Depuis plusieurs mois, la vague d'intelligence artificielle (IA) initiée par ChatGPT semble occuper la majeure partie de l'attention des investisseurs. Ce n'est pas vraiment le cas de Serena qui a décidé de s'intéresser, plus en amont, aux fondations technologiques avec son nouveau fonds Data Ventures II. Le premier volet, créé en 2017 et focalisé essentiellement sur l'IA et le big data, a permis d'investir 70 millions d'euros dans des entreprises comme Dataiku, Mindee, Odaseva ou encore Accenta.
«Data Ventures II s'inscrit dans la continuité de nos efforts et n'est pas né avec la mouvance autour de l'IA générative», insiste Bertrand Diard, Partner chez Serena, lors d'une table ronde organisée ce jeudi pour officialiser le lancement du nouveau fonds. À ses côtés, Paul-François Fournier, directeur exécutif innovation de Bpifrance et Paul Midy, député de l’Essonne et membre du Conseil national du Numérique, participent aussi à l'événement.
Un focus sur la couche infrastructures, la blockchain et le quantique
Serena Data Ventures II se concentre sur 3 briques fondamentales. Il y a ainsi la «modern data stack» et l'IA d'une part ; à savoir l'architecture permettant une meilleure automatisation de la gestion, l'analyse et la gouvernance des données. La blockchain d'autre part, qui permet notamment de renforcer la confiance dans cette gestion des données. Et enfin, l'informatique quantique, présentée comme la source prochaine de ruptures dans les domaines de la cryptographie, de la découverte de médicaments, ou encore de l'optimisation et de la modélisation climatique.
«Les infrastructures technologiques ont toujours été le cœur invisible mais bel et bien vital de l’économie.
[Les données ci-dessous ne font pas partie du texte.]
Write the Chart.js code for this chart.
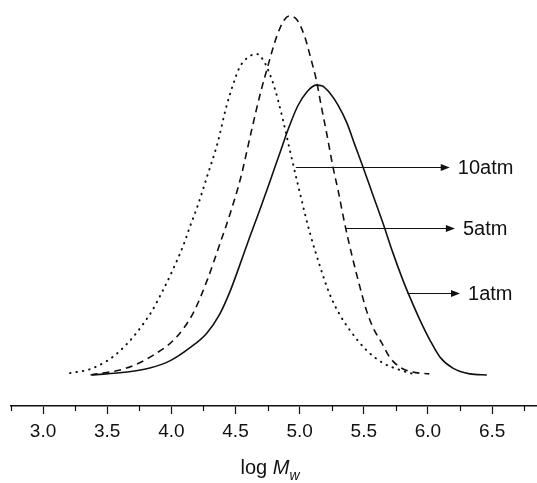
<!DOCTYPE html>
<html>
<head>
<meta charset="utf-8">
<script src="https://cdn.jsdelivr.net/npm/chart.js@4/dist/chart.umd.min.js"></script>
<style>
  html, body { margin: 0; padding: 0; background: #fff; }
</style>
</head>
<body>
<canvas id="mwChart" width="537" height="483"></canvas>
<script>
// GPC curves, log Mw vs normalised signal
const atm10X = [3.21, 3.39, 3.60, 3.83, 3.93, 4.01, 4.09, 4.14, 4.21, 4.28, 4.36, 4.43, 4.48, 4.53, 4.60, 4.67, 4.72, 4.76, 4.81, 4.87, 4.92, 5.00, 5.08, 5.16, 5.23, 5.31, 5.39, 5.52, 5.65, 5.78, 5.91];
const atm10Y = [0.008, 0.022, 0.07, 0.17, 0.235, 0.294, 0.36, 0.41, 0.478, 0.556, 0.647, 0.75, 0.808, 0.856, 0.886, 0.894, 0.875, 0.845, 0.794, 0.711, 0.633, 0.511, 0.397, 0.303, 0.231, 0.172, 0.128, 0.072, 0.036, 0.017, 0.003];

const atm5X = [3.37, 3.65, 3.86, 4.04, 4.17, 4.28, 4.38, 4.46, 4.54, 4.63, 4.70, 4.75, 4.82, 4.88, 4.92, 4.98, 5.04, 5.09, 5.13, 5.17, 5.21, 5.26, 5.30, 5.35, 5.41, 5.47, 5.52, 5.57, 5.64, 5.70, 5.78, 5.88, 6.01];
const atm5Y = [0.003, 0.022, 0.058, 0.108, 0.175, 0.267, 0.369, 0.453, 0.55, 0.69, 0.794, 0.858, 0.942, 0.989, 1.0, 0.989, 0.942, 0.878, 0.822, 0.747, 0.675, 0.58, 0.515, 0.425, 0.331, 0.247, 0.183, 0.136, 0.092, 0.053, 0.025, 0.011, 0.006];

const atm1X = [3.380, 3.652, 3.832, 3.988, 4.143, 4.276, 4.377, 4.455, 4.533, 4.611, 4.689, 4.767, 4.845, 4.923, 4.985, 5.056, 5.126, 5.173, 5.235, 5.298, 5.368, 5.430, 5.493, 5.571, 5.649, 5.727, 5.804, 5.859, 5.937, 6.015, 6.093, 6.194, 6.326, 6.459];
const atm1Y = [0.003, 0.011, 0.022, 0.042, 0.078, 0.119, 0.172, 0.233, 0.308, 0.386, 0.461, 0.539, 0.619, 0.697, 0.75, 0.789, 0.808, 0.806, 0.786, 0.753, 0.703, 0.642, 0.581, 0.503, 0.425, 0.342, 0.267, 0.219, 0.156, 0.1, 0.053, 0.022, 0.006, 0.003];

const tickValues = [3.0, 3.5, 4.0, 4.5, 5.0, 5.5, 6.0, 6.5];
const minorTicks = [2.75, 3.25, 3.75, 4.25, 4.75, 5.25, 5.75, 6.25, 6.75];

// arrow labels: start x, y, end x
const arrowLabels = ['10atm', '5atm', '1atm'];
const arrowStartX = [4.97, 5.36, 5.84];
const arrowY = [0.581, 0.411, 0.231];
const arrowEndX = [6.17, 6.21, 6.25];

const FONT = "'Liberation Sans', Arial, sans-serif";
const INK = '#111';

function toPoints(xs, ys) {
    return xs.map((v, i) => ({ x: v, y: ys[i] }));
}

const extras = {
    id: 'extras',
    afterDraw(chart) {
        const { ctx, chartArea } = chart;
        const x = chart.scales.x, y = chart.scales.y;
        ctx.save();

        // minor ticks
        ctx.strokeStyle = INK;
        ctx.lineWidth = 1.2;
        const axisY = chartArea.bottom;
        minorTicks.forEach(v => {
            const px = Math.round(x.getPixelForValue(v)) + 0.5;
            ctx.beginPath();
            ctx.moveTo(px, axisY);
            ctx.lineTo(px, axisY + 5);
            ctx.stroke();
        });

        // arrows with labels
        ctx.font = '20px ' + FONT;
        ctx.textBaseline = 'middle';
        ctx.fillStyle = INK;
        ctx.lineWidth = 1.2;
        arrowLabels.forEach((lab, i) => {
            const x0 = x.getPixelForValue(arrowStartX[i]);
            const x1 = x.getPixelForValue(arrowEndX[i]);
            const py = Math.round(y.getPixelForValue(arrowY[i])) + 0.5;
            ctx.beginPath();
            ctx.moveTo(x0, py);
            ctx.lineTo(x1 - 6, py);
            ctx.stroke();
            ctx.beginPath();
            ctx.moveTo(x1, py);
            ctx.lineTo(x1 - 9, py - 3.5);
            ctx.lineTo(x1 - 9, py + 3.5);
            ctx.closePath();
            ctx.fill();
            ctx.textAlign = 'left';
            ctx.fillText(lab, x1 + 8, py + 1);
        });

        // axis title: log M_w
        const base = chart.height - 9;
        ctx.textBaseline = 'alphabetic';
        ctx.font = '20px ' + FONT;
        const w1 = ctx.measureText('log ').width;
        ctx.font = 'italic 20px ' + FONT;
        const w2 = ctx.measureText('M').width;
        ctx.font = 'italic 14px ' + FONT;
        const w3 = ctx.measureText('w').width;
        let tx = (chartArea.left + chartArea.right) / 2 - (w1 + w2 + w3) / 2 - 4;
        ctx.font = '20px ' + FONT;
        ctx.fillText('log ', tx, base);
        tx += w1;
        ctx.font = 'italic 20px ' + FONT;
        ctx.fillText('M', tx, base);
        tx += w2;
        ctx.font = 'italic 14px ' + FONT;
        ctx.fillText('w', tx, base + 6);

        ctx.restore();
    }
};

function createChart() {
    const ctx = document.getElementById('mwChart').getContext('2d');
    const common = {
        borderColor: INK,
        pointRadius: 0,
        fill: false,
        cubicInterpolationMode: 'monotone'
    };
    new Chart(ctx, {
        type: 'line',
        data: {
            datasets: [
                Object.assign({ label: '10atm', data: toPoints(atm10X, atm10Y), borderWidth: 2, borderDash: [0.5, 6], borderCapStyle: 'round' }, common),
                Object.assign({ label: '5atm', data: toPoints(atm5X, atm5Y), borderWidth: 1.6, borderDash: [7, 5] }, common),
                Object.assign({ label: '1atm', data: toPoints(atm1X, atm1Y), borderWidth: 1.6 }, common)
            ]
        },
        options: {
            responsive: false,
            animation: false,
            layout: { padding: { left: 11, right: 0, top: 0, bottom: 0 } },
            plugins: {
                legend: { display: false },
                tooltip: { enabled: false }
            },
            scales: {
                x: {
                    type: 'linear',
                    min: 2.75,
                    max: 6.85,
                    afterBuildTicks: s => { s.ticks = tickValues.map(v => ({ value: v })); },
                    afterFit: s => { s.height = 77; },
                    border: { display: true, color: INK, width: 1.6 },
                    grid: { display: true, drawOnChartArea: false, drawTicks: true, tickLength: 8, tickColor: INK, tickWidth: 1.2 },
                    ticks: {
                        padding: 6,
                        color: INK,
                        font: { family: FONT, size: 19 },
                        maxRotation: 0,
                        callback: v => Number(v).toFixed(1)
                    }
                },
                y: {
                    display: false,
                    min: -0.0833,
                    max: 1.0444
                }
            }
        },
        plugins: [extras]
    });
}

window.onload = createChart;
</script>
</body>
</html>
Pourtant, 80 % de l’investissement se concentrent sur ce qui est visible : les couches applicatives», analyse Bertrand Diard. «Notre positionnement, c’est de s’attaquer aux 20 % restants, oubliés par les VCs.» Soutenu par des investisseurs institutionnels, dont Bpifrance via le Fonds national d’amorçage 2 et le Fonds européen d’investissement, et des investisseurs privés, le nouveau fonds souhaite investir en early-stage des tickets entre 500 000 et 3,5 millions d’euros.
Il sera piloté par Bertrand Diard lui-même, entrepreneur à l’origine de Talend, un éditeur de logiciel spécialisé dans l’intégration de données coté au Nasdaq. L’équipe d’investisseurs s’appuiera également sur Floriane de Maupeou, experte en technologies transformationnelles, et Matthieu Lavergne, ancien entrepreneur dans la tech.
Un enjeu de souveraineté d'autant plus marqué
«80 % des participations de Data Ventures I sont aujourd’hui présentes aux États-Unis», précise Bertrand Diard. «Notre valeur ajoutée réside dans la dimension internationale que nous donnons très tôt aux entrepreneurs français et européens que nous soutenons.» Au total, les entreprises du portefeuille ont ainsi levé plus de 350 millions d’euros auprès de fonds de renom comme Salesforce Ventures, GGV Capital, Eight Roads ou encore Balderton.
Smartphone en main pour justifier son propos, Paul Midy intervient : «Ce téléphone est fabriqué en Chine et commercialisé aux États-Unis, c'est un peu la honte, fustige-t-il. On pourrait le faire nous-mêmes mais il est temps pour l'Europe de se réveiller sur ces sujets d'innovation.» Même son de cloche du côté de Paul-François Fournier qui appelle à la création d'une «industrie de venture capital européenne» pour ne pas louper cette fois-ci les prochaines vagues technologiques. Ce dernier mise sur la deeptech et la capacité française à opérer le transfert des technologies de laboratoire pour s'imposer, tout en faisant valoir le plan de 54 milliards d'euros mobilisés dans France 2030 et l'objectif d'atteindre la création de 500 startups par an.
Si la France et l'Europe peuvent se targuer d'un riche vivier de talents, les principaux freins à leur développement dans la tech restent le morcellement réglementaire ainsi que la massification des financements - qui restent encore très anecdotiques face aux États-Unis. Serena conclut en ajoutant la capacité à dénicher les pépites de demain à même de répondre à des enjeux de rupture. Le mot de la fin est d'ailleurs accordé à Patrick Mollard, CEO de la fintech spécialisée dans la blockchain Fipto, ainsi que Niccolo Somaschi, cofondateur de Quandela, startup montante dans la photonique quantique. Ces deux projets font partie des premières jeunes pousses financées dans le cadre de Data Ventures II.